重要判例【札幌地判平成27年2月27日】60歳女子ダンス教室インストラクター(併合14級後遺障害)の労働能力喪失率50%、後遺障害慰謝料400万円認定
1 労働能力喪失率について
自賠責保険の後遺障害の認定において準ずるものとされる労災制度における「労働能力」の概念については、一般的な平均的労働能力をいうものであって、労働者の年齢、職種、利き腕、知識、経験等の職業能力的諸条件については、障害の程度を決定する要素とはなっていない(昭和50年9月30日付労働省労働基準局長通達(基発565号))ところであり、自賠責保険の後遺障害認定もこうした観点から行われている。
原告が認定を受けた併合14級であれば、原告の個別的な職業能力的諸条件を考慮しない一般的な平均的労働能力として見た場合には、労働能力喪失率は5%として運用されている。

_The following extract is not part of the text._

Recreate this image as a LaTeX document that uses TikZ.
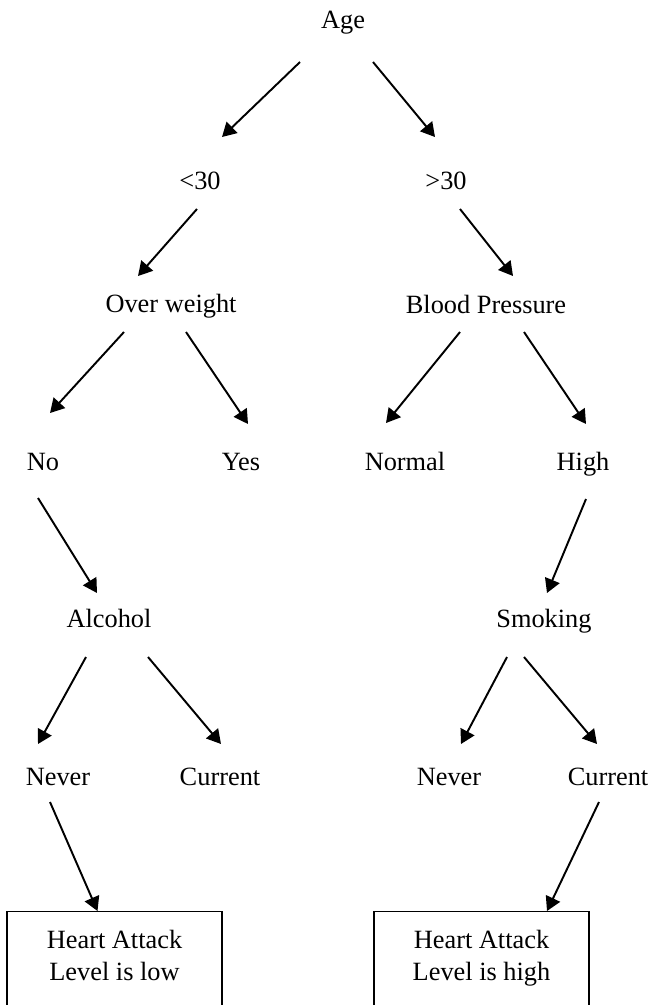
\documentclass[tikz,border=0pt]{standalone}
\usepackage{fontspec}
\setmainfont{Liberation Serif}
\usetikzlibrary{arrows.meta,calc}
\tikzset{
    treelabel/.style={font=\fontsize{15}{18.2}\selectfont, text height=0.7em,
        text depth=0.25em, inner sep=0pt},
    leafbox/.style={draw, line width=0.8pt, align=center, font=\fontsize{15}{18.2}\selectfont,
        minimum width=4.3cm, inner ysep=10.8pt, text depth=2cm, anchor=north},
    treearrow/.style={-{Triangle[length=0.28cm,width=0.31cm]}, line width=1.1pt}
}

\begin{document}
\begin{tikzpicture}[x=0.02cm, y=-0.02cm]
\useasboundingbox (0,0) rectangle (649,1005);
\clip (0,0) rectangle (649,1005);
% tree labels
\node[treelabel] (age) at (343,25) {Age};
\node[treelabel] (young) at (200,186) {<30};
\node[treelabel] (old) at (446,186) {>30};
\node[treelabel] (weight) at (171,309) {Over weight};
\node[treelabel] (pressure) at (486,310) {Blood Pressure};
\node[treelabel] (no) at (43,467) {No};
\node[treelabel] (yes) at (241,467) {Yes};
\node[treelabel] (normal) at (405,467) {Normal};
\node[treelabel] (high) at (583,467) {High};
\node[treelabel] (alcohol) at (109,624) {Alcohol};
\node[treelabel] (smoking) at (544,624) {Smoking};
\node[treelabel] (neverA) at (58,782) {Never};
\node[treelabel] (currentA) at (220,782) {Current};
\node[treelabel] (neverS) at (449,782) {Never};
\node[treelabel] (currentS) at (608,782) {Current};
% outcome boxes
\node[leafbox] (low) at (114.5,911) {Heart Attack\\Level is low};
\node[leafbox] (risk) at (481.5,911) {Heart Attack\\Level is high};
% arrows
\draw[treearrow] ($(age)+(-43,37)$) -- ($(young)+(22,-49)$);
\draw[treearrow] ($(age)+(30,37)$) -- ($(old)+(-11,-49)$);
\draw[treearrow] ($(young)+(-3,23)$) -- ($(weight)+(-33,-33)$);
\draw[treearrow] ($(old)+(14,23)$) -- ($(pressure)+(27,-34)$);
\draw[treearrow] ($(weight)+(-47,23)$) -- ($(no)+(7,-54)$);
\draw[treearrow] ($(weight)+(15,23)$) -- ($(yes)+(7,-43)$);
\draw[treearrow] ($(pressure)+(-26,22)$) -- ($(normal)+(-19,-44)$);
\draw[treearrow] ($(pressure)+(38,22)$) -- ($(high)+(3,-43)$);
\draw[treearrow] ($(no)+(-5,31)$) -- ($(alcohol)+(-12,-31)$);
\draw[treearrow] ($(high)+(3,32)$) -- ($(smoking)+(3,-31)$);
\draw[treearrow] ($(alcohol)+(-23,33)$) -- ($(neverA)+(-20,-38)$);
\draw[treearrow] ($(alcohol)+(39,33)$) -- ($(currentA)+(1,-38)$);
\draw[treearrow] ($(smoking)+(-37,33)$) -- ($(neverS)+(12,-38)$);
\draw[treearrow] ($(smoking)+(-20,33)$) -- ($(currentS)+(-11,-38)$);
\draw[treearrow] ($(neverA)+(-8,20)$) -- ($(low.north)+(-17,0)$);
\draw[treearrow] ($(currentS)+(-9,20)$) -- ($(risk.north)+(65.5,0)$);
\end{tikzpicture}
\end{document}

しかし、不法行為による損害賠償は、当該被害者に具体的に生じた不利益を補てんして、不法行為がなかったときの状態に回復させることを目的とするものであるから、当該被害者の上記の職業能力的諸条件を具体的に検討した上で労働能力喪失率を判断する必要がある。その検討の結果として、自賠責保険の後遺障害の一般的な労働能力喪失率と一致する場合も多いであろうが、この一般的な労働能力喪失を形式的、画一的に適用すべきものではない。
また、上記の不法行為制度の目的に照らすと、収入の減少の程度も労働能力喪失率を判断する重要な考慮要素になるというべきであり、特に、後遺障害により事故前の職業を継続することが不可能になったものの、被害者の年齢からして、再就職できる職種も限られ、他の職業で事故前と同等の収入を得ることは難しく、将来にわたり事故前と比較して相当の経済的不利益を受け続けるという事情がある場合には、その点も十分に考慮しなければ、被害者を不法行為がなかったときの状態に回復するという制度目的に反することになる。
原告の後遺障害は、一般的な平均的労働能力を想定した自賠責保険の後遺障害認定においては、併合14級(労働能力喪失率5%)であるものの、①原告が、ダンスのインストラクターとして、受講生の相手方となってダンスをしながら実技指導を行い、それによってダンス会社の売上げに貢献し、その労務対価として年300万円の収入を得ていたところ、後遺障害によって、そうしたインストラクターとしての活動が不可能になっていること、②原告は、本件事故後、インストラクターを諦め、生活費を得るために他の仕事に就いて働いたものの、体力的にきつい部分もあるなどして長続きはせず、収入としても年300万円と比較して大幅に少ない収入しか得られておらず、症状固定時61歳という年齢からして、今後も条件のよい就職先が見つかる可能性は乏しいことからすれば、原告は、将来にわたり事故前と比較して相当の経済的不利益を受け続ける蓋然性があるものと認められる。
このような事情や後遺障害の程度等の諸事情を考慮すれば、原告の労働能力喪失率は、年収355万9000円を前提として50%と認めるのが相当である(なお、この点は、プロの競技ダンサーの労働能力ではなく、原告が本件事故前に行っていた実技指導を中心とするダンスのインストラクターとしての労働能力を前提として検討した結果である。)。
2 後遺症慰謝料について
自賠責保険で認定された後遺障害の等級、ダンスインストラクターを前提とした労働能力喪失の程度、原告が長年携わってきたダンスのインストラクターとして稼働できなくなり、他の仕事で相当の苦労を余儀なくされること等本件における一切の事情を考慮し、400万円が相当と判断した。